Comme Agnès Varda, Yves Reynier est un glaneur, il picore à travers le monde, un mémorialiste aussi à sa manière. Ensuite à partir de ses images puisées dans l'histoire de l'art, il présente une variation très personnelle, une relecture de l'image, l'insérant dans une composition qui vient dialoguer avec elle, parfois l'accompagner, parfois créer un contraste, un frottement de sens et interroger ainsi la citation, la culture de l'image et ce monde de la reproduction de masse. Il ajoute de la peinture, de l'aquarelle, il colle, il assemble, il bricole, il détourne pour donner naissance à des oeuvres où se multiplient les niveaux de lecture, célèbre les noces joyeuses de la carpe et du lapin. Comment les choses se développent ? « J'aimerais bien le savoir, s'amuse Yves Reynier. Il y a certainement un rapport avec l'inconscient. Je sais juste que ça me fait plaisir. »

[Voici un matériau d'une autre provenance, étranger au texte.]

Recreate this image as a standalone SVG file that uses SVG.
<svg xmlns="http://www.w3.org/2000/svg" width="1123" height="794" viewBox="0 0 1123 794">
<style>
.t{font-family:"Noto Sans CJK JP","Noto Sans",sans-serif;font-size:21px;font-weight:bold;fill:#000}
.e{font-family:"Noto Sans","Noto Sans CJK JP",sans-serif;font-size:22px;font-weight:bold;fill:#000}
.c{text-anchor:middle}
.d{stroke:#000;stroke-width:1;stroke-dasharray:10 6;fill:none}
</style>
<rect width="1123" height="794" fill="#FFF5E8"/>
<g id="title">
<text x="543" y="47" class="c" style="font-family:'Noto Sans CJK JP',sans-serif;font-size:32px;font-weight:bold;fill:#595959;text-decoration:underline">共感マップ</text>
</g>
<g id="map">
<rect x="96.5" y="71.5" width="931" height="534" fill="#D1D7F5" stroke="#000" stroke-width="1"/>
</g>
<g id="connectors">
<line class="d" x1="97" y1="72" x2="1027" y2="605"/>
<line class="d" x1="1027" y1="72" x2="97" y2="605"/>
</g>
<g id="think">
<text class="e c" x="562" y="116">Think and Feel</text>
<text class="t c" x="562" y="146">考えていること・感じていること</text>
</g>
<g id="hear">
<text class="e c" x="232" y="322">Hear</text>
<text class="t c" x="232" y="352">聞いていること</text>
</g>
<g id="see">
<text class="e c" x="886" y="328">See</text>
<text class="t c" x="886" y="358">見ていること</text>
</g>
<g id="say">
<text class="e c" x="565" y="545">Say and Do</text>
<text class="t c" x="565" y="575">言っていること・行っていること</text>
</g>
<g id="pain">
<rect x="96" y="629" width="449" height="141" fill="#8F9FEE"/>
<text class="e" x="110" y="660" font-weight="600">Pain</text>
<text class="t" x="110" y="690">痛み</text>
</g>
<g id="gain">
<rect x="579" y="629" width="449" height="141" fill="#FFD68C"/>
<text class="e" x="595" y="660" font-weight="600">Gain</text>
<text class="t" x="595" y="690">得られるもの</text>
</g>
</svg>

Et le plaisir est communicatif... Plusieurs choses se conjuguent dans le charme singulier de ces pépites : l'humour, la modestie, la complicité. L'oeil reconnaît une oeuvre, s'interroge sur une autre, s'amuse d'une dialogue incongru, s'émerveille devant l'évidence plastique d'une correspondance, poursuit intellectuellement un dialogue à peine murmuré. Certains objets ont un sens caché, le mikado évoque les philosophies orientales et John Cage, les boutons, des « faits plastiques colorés » avant tout, évoquent la série des points du dernier Picabia, les ardoises et les planches de skate board renvoient à la jeunesse... Mais pour Yves Reynier, la démarche est avant tout matérielle. « Tout ce que je fais est très rudimentaire », dit-il, sans renier le mot de bricolage. Les objets reviennent comme les images ».

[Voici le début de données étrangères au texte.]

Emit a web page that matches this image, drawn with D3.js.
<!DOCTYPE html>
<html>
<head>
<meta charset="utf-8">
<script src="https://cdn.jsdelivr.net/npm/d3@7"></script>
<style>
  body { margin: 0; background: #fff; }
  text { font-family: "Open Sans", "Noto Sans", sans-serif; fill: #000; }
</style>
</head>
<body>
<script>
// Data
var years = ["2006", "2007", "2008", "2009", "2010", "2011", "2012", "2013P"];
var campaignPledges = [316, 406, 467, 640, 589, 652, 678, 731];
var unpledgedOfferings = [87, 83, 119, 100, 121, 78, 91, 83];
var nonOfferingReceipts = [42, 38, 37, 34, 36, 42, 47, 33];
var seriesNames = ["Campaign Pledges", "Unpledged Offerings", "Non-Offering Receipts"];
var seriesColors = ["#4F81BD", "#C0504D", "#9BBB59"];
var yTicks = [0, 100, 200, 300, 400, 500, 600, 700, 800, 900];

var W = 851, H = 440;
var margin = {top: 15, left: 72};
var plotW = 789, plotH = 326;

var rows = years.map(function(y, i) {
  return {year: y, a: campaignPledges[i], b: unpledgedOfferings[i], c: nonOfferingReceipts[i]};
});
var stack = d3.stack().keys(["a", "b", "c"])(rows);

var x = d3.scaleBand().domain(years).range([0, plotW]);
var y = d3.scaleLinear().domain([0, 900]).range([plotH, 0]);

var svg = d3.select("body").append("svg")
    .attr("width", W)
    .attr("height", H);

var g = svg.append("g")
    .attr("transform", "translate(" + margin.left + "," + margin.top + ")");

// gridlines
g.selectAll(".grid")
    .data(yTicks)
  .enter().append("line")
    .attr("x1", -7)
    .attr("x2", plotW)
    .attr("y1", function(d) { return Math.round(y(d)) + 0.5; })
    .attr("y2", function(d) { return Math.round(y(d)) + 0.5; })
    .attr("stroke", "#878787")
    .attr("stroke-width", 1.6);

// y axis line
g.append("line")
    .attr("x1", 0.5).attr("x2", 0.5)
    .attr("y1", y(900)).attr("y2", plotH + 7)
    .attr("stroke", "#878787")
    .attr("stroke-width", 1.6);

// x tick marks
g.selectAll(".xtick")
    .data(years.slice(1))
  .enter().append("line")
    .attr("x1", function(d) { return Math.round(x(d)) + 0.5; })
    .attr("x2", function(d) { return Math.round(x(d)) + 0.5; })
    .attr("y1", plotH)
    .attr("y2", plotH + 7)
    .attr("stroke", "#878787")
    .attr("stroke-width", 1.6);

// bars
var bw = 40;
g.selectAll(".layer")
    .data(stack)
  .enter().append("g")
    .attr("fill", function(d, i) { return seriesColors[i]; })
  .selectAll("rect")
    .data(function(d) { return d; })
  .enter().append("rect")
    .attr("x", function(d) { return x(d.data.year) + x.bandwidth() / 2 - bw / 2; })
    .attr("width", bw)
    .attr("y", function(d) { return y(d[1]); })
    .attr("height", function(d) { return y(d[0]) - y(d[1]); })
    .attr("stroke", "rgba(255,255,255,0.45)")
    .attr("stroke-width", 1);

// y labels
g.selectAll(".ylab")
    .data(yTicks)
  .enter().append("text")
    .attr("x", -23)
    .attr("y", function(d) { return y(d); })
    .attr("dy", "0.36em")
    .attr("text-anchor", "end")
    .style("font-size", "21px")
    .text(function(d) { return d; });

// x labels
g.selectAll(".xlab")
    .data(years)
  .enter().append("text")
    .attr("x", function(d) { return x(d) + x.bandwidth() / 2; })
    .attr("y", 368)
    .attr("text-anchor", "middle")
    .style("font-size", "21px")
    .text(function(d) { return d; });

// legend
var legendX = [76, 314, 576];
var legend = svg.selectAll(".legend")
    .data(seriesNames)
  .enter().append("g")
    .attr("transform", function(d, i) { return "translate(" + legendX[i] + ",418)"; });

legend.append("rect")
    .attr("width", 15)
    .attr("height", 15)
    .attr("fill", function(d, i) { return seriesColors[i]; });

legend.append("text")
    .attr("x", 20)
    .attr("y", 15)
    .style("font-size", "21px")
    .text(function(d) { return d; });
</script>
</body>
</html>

Une vieille toile abstraite peinte il y a plusieurs décennies resurgit et Yves Reynier la mélange à une reproduction de Puvis de Chavannes. Des amis lui donnent des peintures, Yves Reynier les découpe en petits morceaux pour des oeuvres en expansion. Dans ce musée imaginaire, le visiteur croise les grands maîtres italiens, des estampes d'Hiroshige vues récemment à Rome ou La Suppliante de Picasso, exposée en ce moment à Carré d'art. Pour l'artiste, chaque oeuvre est un souvenir personnel. Il les a toutes vues et les apprécie toutes, ne pourrait pas travailler à partir d'oeuvres qu'il n'estime pas. « Picasso, c'est toute mon enfance », explique, par exemple, Yves Reynier qui se souvient de l'enterrement de l'artiste à Vauvenargues et des drapeaux de la République espagnole qui flottaient dans les rues du village.
Comme pour ses objets, assemblages hétéroclites, madeleines de Proust et memento mori contemporains, ces oeuvres sont toujours de petits formats, ce qui malgré la simplicité leur donne une forme de préciosité étrange. « Un art de poche, intime et transportable », selon son ami Claude Viallat. « Ce sont comme des petits porte-bonheurs pour les gens. Chacune est faite pour perdurer un jour de plus, il n'y a pas de prétention, poursuit Yves Reynier, marqué par la génération Supports/Surfaces. « C'était comme un aquarium avec de l'eau dedans, comme tous les poissons, j'ai été imbibé. C'est ma vie, ce sont mes amis. »
Jusqu'au 8 janvier. Du mardi au samedi, 10 h-12 h et 15 h-19 h. Galerie Adoue de Nabias, 3 ter rue de la Violette, Nîmes. Entrée libre. 06 52 69 09 78.